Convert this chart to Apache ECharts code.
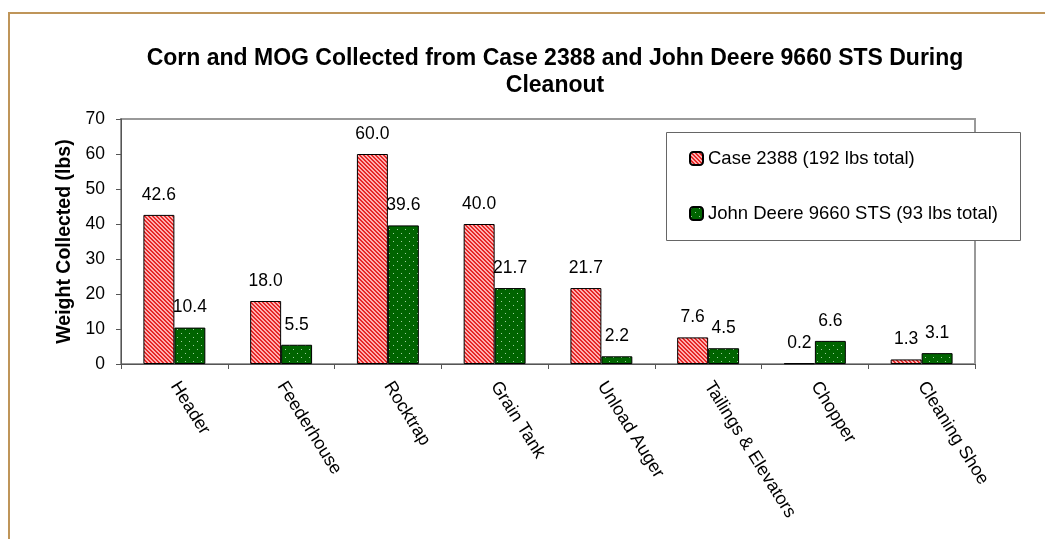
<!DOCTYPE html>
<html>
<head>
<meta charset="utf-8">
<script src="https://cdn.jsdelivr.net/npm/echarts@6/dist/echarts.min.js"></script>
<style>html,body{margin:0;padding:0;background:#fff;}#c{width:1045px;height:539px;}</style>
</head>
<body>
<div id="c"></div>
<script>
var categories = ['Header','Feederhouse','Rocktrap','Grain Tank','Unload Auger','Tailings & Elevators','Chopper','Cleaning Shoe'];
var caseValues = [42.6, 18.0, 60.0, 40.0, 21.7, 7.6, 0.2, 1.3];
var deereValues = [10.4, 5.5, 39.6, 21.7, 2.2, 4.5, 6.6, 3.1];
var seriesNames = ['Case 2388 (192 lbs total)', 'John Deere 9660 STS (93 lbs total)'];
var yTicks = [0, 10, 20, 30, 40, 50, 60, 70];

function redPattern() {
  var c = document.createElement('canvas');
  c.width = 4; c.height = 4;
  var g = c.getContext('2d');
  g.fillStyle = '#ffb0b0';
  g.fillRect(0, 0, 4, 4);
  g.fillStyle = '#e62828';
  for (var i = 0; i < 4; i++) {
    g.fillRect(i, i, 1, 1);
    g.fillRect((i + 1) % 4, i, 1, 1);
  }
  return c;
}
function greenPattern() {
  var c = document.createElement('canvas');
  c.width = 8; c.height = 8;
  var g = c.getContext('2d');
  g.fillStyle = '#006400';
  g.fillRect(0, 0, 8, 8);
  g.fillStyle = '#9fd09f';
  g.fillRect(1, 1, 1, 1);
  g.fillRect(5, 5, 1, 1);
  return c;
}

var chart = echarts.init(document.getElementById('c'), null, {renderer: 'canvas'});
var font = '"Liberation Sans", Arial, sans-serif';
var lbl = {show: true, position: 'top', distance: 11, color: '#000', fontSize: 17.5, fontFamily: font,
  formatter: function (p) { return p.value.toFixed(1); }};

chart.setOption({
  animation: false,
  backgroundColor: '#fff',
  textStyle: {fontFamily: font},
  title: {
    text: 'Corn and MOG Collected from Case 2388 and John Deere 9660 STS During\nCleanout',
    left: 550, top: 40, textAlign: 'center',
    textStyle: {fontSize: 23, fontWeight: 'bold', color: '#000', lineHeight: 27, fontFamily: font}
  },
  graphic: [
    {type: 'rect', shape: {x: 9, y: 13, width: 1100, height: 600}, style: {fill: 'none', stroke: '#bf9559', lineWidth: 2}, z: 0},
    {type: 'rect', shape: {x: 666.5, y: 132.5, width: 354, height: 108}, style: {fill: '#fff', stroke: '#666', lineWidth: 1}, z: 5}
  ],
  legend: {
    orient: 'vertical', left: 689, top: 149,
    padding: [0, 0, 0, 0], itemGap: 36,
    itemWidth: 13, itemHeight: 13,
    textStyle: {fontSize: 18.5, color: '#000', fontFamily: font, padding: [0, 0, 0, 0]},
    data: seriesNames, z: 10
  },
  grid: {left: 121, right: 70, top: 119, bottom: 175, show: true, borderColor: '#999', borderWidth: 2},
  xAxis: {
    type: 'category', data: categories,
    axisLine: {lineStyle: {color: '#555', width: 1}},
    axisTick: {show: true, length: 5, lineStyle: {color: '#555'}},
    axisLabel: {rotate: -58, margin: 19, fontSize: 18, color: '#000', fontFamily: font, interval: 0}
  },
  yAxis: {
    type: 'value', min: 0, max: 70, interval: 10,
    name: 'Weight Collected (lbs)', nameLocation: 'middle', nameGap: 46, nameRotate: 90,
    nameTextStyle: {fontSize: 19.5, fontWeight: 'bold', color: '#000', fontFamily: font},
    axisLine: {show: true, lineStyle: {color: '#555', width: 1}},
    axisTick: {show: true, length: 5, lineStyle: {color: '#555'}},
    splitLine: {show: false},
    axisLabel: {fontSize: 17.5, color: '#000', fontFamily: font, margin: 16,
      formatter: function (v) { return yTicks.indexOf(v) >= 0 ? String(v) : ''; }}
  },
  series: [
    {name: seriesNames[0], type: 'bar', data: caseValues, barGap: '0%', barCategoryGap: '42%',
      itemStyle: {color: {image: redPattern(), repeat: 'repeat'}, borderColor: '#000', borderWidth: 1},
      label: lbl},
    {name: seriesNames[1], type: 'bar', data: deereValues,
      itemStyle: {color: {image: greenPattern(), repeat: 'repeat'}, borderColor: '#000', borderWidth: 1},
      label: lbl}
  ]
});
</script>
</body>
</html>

· · · · ·

**Directive:** Word for word, quote the full listing, omitting every picture.

**Answer to the exercise:**
Convert this chart to Apache ECharts code.
<!DOCTYPE html>
<html>
<head>
<meta charset="utf-8">
<script src="https://cdn.jsdelivr.net/npm/echarts@6/dist/echarts.min.js"></script>
<style>html,body{margin:0;padding:0;background:#fff;}#c{width:1045px;height:539px;}</style>
</head>
<body>
<div id="c"></div>
<script>
var categories = ['Header','Feederhouse','Rocktrap','Grain Tank','Unload Auger','Tailings & Elevators','Chopper','Cleaning Shoe'];
var caseValues = [42.6, 18.0, 60.0, 40.0, 21.7, 7.6, 0.2, 1.3];
var deereValues = [10.4, 5.5, 39.6, 21.7, 2.2, 4.5, 6.6, 3.1];
var seriesNames = ['Case 2388 (192 lbs total)', 'John Deere 9660 STS (93 lbs total)'];
var yTicks = [0, 10, 20, 30, 40, 50, 60, 70];

function redPattern() {
  var c = document.createElement('canvas');
  c.width = 4; c.height = 4;
  var g = c.getContext('2d');
  g.fillStyle = '#ffb0b0';
  g.fillRect(0, 0, 4, 4);
  g.fillStyle = '#e62828';
  for (var i = 0; i < 4; i++) {
    g.fillRect(i, i, 1, 1);
    g.fillRect((i + 1) % 4, i, 1, 1);
  }
  return c;
}
function greenPattern() {
  var c = document.createElement('canvas');
  c.width = 8; c.height = 8;
  var g = c.getContext('2d');
  g.fillStyle = '#006400';
  g.fillRect(0, 0, 8, 8);
  g.fillStyle = '#9fd09f';
  g.fillRect(1, 1, 1, 1);
  g.fillRect(5, 5, 1, 1);
  return c;
}

var chart = echarts.init(document.getElementById('c'), null, {renderer: 'canvas'});
var font = '"Liberation Sans", Arial, sans-serif';
var lbl = {show: true, position: 'top', distance: 11, color: '#000', fontSize: 17.5, fontFamily: font,
  formatter: function (p) { return p.value.toFixed(1); }};

chart.setOption({
  animation: false,
  backgroundColor: '#fff',
  textStyle: {fontFamily: font},
  title: {
    text: 'Corn and MOG Collected from Case 2388 and John Deere 9660 STS During\nCleanout',
    left: 550, top: 40, textAlign: 'center',
    textStyle: {fontSize: 23, fontWeight: 'bold', color: '#000', lineHeight: 27, fontFamily: font}
  },
  graphic: [
    {type: 'rect', shape: {x: 9, y: 13, width: 1100, height: 600}, style: {fill: 'none', stroke: '#bf9559', lineWidth: 2}, z: 0},
    {type: 'rect', shape: {x: 666.5, y: 132.5, width: 354, height: 108}, style: {fill: '#fff', stroke: '#666', lineWidth: 1}, z: 5}
  ],
  legend: {
    orient: 'vertical', left: 689, top: 149,
    padding: [0, 0, 0, 0], itemGap: 36,
    itemWidth: 13, itemHeight: 13,
    textStyle: {fontSize: 18.5, color: '#000', fontFamily: font, padding: [0, 0, 0, 0]},
    data: seriesNames, z: 10
  },
  grid: {left: 121, right: 70, top: 119, bottom: 175, show: true, borderColor: '#999', borderWidth: 2},
  xAxis: {
    type: 'category', data: categories,
    axisLine: {lineStyle: {color: '#555', width: 1}},
    axisTick: {show: true, length: 5, lineStyle: {color: '#555'}},
    axisLabel: {rotate: -58, margin: 19, fontSize: 18, color: '#000', fontFamily: font, interval: 0}
  },
  yAxis: {
    type: 'value', min: 0, max: 70, interval: 10,
    name: 'Weight Collected (lbs)', nameLocation: 'middle', nameGap: 46, nameRotate: 90,
    nameTextStyle: {fontSize: 19.5, fontWeight: 'bold', color: '#000', fontFamily: font},
    axisLine: {show: true, lineStyle: {color: '#555', width: 1}},
    axisTick: {show: true, length: 5, lineStyle: {color: '#555'}},
    splitLine: {show: false},
    axisLabel: {fontSize: 17.5, color: '#000', fontFamily: font, margin: 16,
      formatter: function (v) { return yTicks.indexOf(v) >= 0 ? String(v) : ''; }}
  },
  series: [
    {name: seriesNames[0], type: 'bar', data: caseValues, barGap: '0%', barCategoryGap: '42%',
      itemStyle: {color: {image: redPattern(), repeat: 'repeat'}, borderColor: '#000', borderWidth: 1},
      label: lbl},
    {name: seriesNames[1], type: 'bar', data: deereValues,
      itemStyle: {color: {image: greenPattern(), repeat: 'repeat'}, borderColor: '#000', borderWidth: 1},
      label: lbl}
  ]
});
</script>
</body>
</html>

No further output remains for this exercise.